**Goal of the exercise**
Return the listing below exactly, with the pictures dropped.

[Plotting code records]
★ ★ ★ ★
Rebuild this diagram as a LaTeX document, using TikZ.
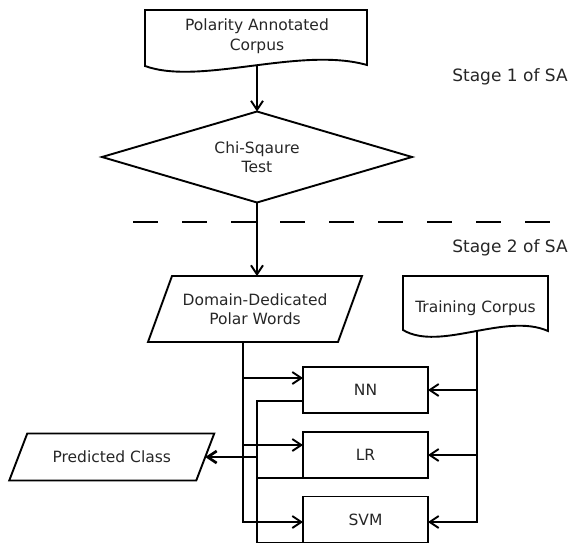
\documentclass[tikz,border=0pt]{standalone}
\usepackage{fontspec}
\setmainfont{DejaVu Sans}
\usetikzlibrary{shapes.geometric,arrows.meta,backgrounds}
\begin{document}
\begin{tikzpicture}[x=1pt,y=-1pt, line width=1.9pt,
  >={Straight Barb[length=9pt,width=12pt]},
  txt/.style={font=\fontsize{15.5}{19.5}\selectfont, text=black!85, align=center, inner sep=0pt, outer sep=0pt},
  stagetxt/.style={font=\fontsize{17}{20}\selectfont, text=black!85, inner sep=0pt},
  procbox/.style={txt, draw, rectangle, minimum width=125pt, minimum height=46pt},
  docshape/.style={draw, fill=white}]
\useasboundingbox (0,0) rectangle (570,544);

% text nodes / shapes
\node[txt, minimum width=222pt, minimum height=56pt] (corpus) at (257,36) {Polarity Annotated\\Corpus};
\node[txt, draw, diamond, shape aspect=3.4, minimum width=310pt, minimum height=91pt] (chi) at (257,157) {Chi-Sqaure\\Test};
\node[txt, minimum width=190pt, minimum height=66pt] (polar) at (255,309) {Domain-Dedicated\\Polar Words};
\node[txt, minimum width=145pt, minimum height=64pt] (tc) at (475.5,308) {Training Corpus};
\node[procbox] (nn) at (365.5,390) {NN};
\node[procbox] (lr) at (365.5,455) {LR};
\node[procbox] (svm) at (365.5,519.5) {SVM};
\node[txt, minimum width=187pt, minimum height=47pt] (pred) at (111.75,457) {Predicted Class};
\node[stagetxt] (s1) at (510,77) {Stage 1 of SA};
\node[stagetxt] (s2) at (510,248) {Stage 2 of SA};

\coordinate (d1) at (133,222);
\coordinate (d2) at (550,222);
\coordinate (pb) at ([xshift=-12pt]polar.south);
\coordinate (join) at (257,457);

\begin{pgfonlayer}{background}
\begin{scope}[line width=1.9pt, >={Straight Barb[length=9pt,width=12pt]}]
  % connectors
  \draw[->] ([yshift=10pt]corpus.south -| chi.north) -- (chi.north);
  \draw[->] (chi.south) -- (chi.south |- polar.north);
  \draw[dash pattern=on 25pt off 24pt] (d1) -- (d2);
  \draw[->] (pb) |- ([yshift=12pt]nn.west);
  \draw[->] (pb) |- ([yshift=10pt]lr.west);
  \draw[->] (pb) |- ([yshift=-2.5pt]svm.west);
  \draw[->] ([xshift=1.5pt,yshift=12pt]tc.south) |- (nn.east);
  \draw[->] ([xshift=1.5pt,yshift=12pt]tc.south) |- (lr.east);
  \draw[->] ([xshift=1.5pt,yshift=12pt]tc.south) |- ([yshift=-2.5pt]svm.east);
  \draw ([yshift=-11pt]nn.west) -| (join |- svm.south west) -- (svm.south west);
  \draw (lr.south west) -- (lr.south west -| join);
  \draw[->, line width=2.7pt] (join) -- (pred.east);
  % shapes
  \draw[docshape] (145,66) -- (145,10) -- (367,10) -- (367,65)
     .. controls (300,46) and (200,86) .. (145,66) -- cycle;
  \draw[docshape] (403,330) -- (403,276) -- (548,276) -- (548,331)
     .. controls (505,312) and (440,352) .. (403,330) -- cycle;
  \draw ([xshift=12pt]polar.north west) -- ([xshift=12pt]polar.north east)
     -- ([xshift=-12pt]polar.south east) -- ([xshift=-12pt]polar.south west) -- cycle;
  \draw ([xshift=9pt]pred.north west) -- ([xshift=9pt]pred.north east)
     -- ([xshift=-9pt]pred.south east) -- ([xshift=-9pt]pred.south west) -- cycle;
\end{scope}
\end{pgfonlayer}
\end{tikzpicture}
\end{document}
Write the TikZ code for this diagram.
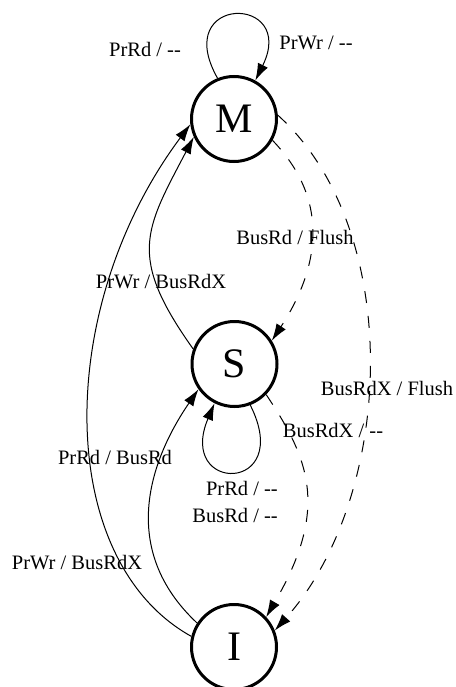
★ ★ ★ ★
**Task solution**
Rebuild this diagram as a LaTeX document, using TikZ.
\documentclass[tikz,border=0pt]{standalone}
\usepackage{fontspec}
\setmainfont{DejaVu Sans}
\usetikzlibrary{shapes.geometric,arrows.meta,backgrounds}
\begin{document}
\begin{tikzpicture}[x=1pt,y=-1pt, line width=1.9pt,
  >={Straight Barb[length=9pt,width=12pt]},
  txt/.style={font=\fontsize{15.5}{19.5}\selectfont, text=black!85, align=center, inner sep=0pt, outer sep=0pt},
  stagetxt/.style={font=\fontsize{17}{20}\selectfont, text=black!85, inner sep=0pt},
  procbox/.style={txt, draw, rectangle, minimum width=125pt, minimum height=46pt},
  docshape/.style={draw, fill=white}]
\useasboundingbox (0,0) rectangle (570,544);

% text nodes / shapes
\node[txt, minimum width=222pt, minimum height=56pt] (corpus) at (257,36) {Polarity Annotated\\Corpus};
\node[txt, draw, diamond, shape aspect=3.4, minimum width=310pt, minimum height=91pt] (chi) at (257,157) {Chi-Sqaure\\Test};
\node[txt, minimum width=190pt, minimum height=66pt] (polar) at (255,309) {Domain-Dedicated\\Polar Words};
\node[txt, minimum width=145pt, minimum height=64pt] (tc) at (475.5,308) {Training Corpus};
\node[procbox] (nn) at (365.5,390) {NN};
\node[procbox] (lr) at (365.5,455) {LR};
\node[procbox] (svm) at (365.5,519.5) {SVM};
\node[txt, minimum width=187pt, minimum height=47pt] (pred) at (111.75,457) {Predicted Class};
\node[stagetxt] (s1) at (510,77) {Stage 1 of SA};
\node[stagetxt] (s2) at (510,248) {Stage 2 of SA};

\coordinate (d1) at (133,222);
\coordinate (d2) at (550,222);
\coordinate (pb) at ([xshift=-12pt]polar.south);
\coordinate (join) at (257,457);

\begin{pgfonlayer}{background}
\begin{scope}[line width=1.9pt, >={Straight Barb[length=9pt,width=12pt]}]
  % connectors
  \draw[->] ([yshift=10pt]corpus.south -| chi.north) -- (chi.north);
  \draw[->] (chi.south) -- (chi.south |- polar.north);
  \draw[dash pattern=on 25pt off 24pt] (d1) -- (d2);
  \draw[->] (pb) |- ([yshift=12pt]nn.west);
  \draw[->] (pb) |- ([yshift=10pt]lr.west);
  \draw[->] (pb) |- ([yshift=-2.5pt]svm.west);
  \draw[->] ([xshift=1.5pt,yshift=12pt]tc.south) |- (nn.east);
  \draw[->] ([xshift=1.5pt,yshift=12pt]tc.south) |- (lr.east);
  \draw[->] ([xshift=1.5pt,yshift=12pt]tc.south) |- ([yshift=-2.5pt]svm.east);
  \draw ([yshift=-11pt]nn.west) -| (join |- svm.south west) -- (svm.south west);
  \draw (lr.south west) -- (lr.south west -| join);
  \draw[->, line width=2.7pt] (join) -- (pred.east);
  % shapes
  \draw[docshape] (145,66) -- (145,10) -- (367,10) -- (367,65)
     .. controls (300,46) and (200,86) .. (145,66) -- cycle;
  \draw[docshape] (403,330) -- (403,276) -- (548,276) -- (548,331)
     .. controls (505,312) and (440,352) .. (403,330) -- cycle;
  \draw ([xshift=12pt]polar.north west) -- ([xshift=12pt]polar.north east)
     -- ([xshift=-12pt]polar.south east) -- ([xshift=-12pt]polar.south west) -- cycle;
  \draw ([xshift=9pt]pred.north west) -- ([xshift=9pt]pred.north east)
     -- ([xshift=-9pt]pred.south east) -- ([xshift=-9pt]pred.south west) -- cycle;
\end{scope}
\end{pgfonlayer}
\end{tikzpicture}
\end{document}
Write the TikZ code for this diagram.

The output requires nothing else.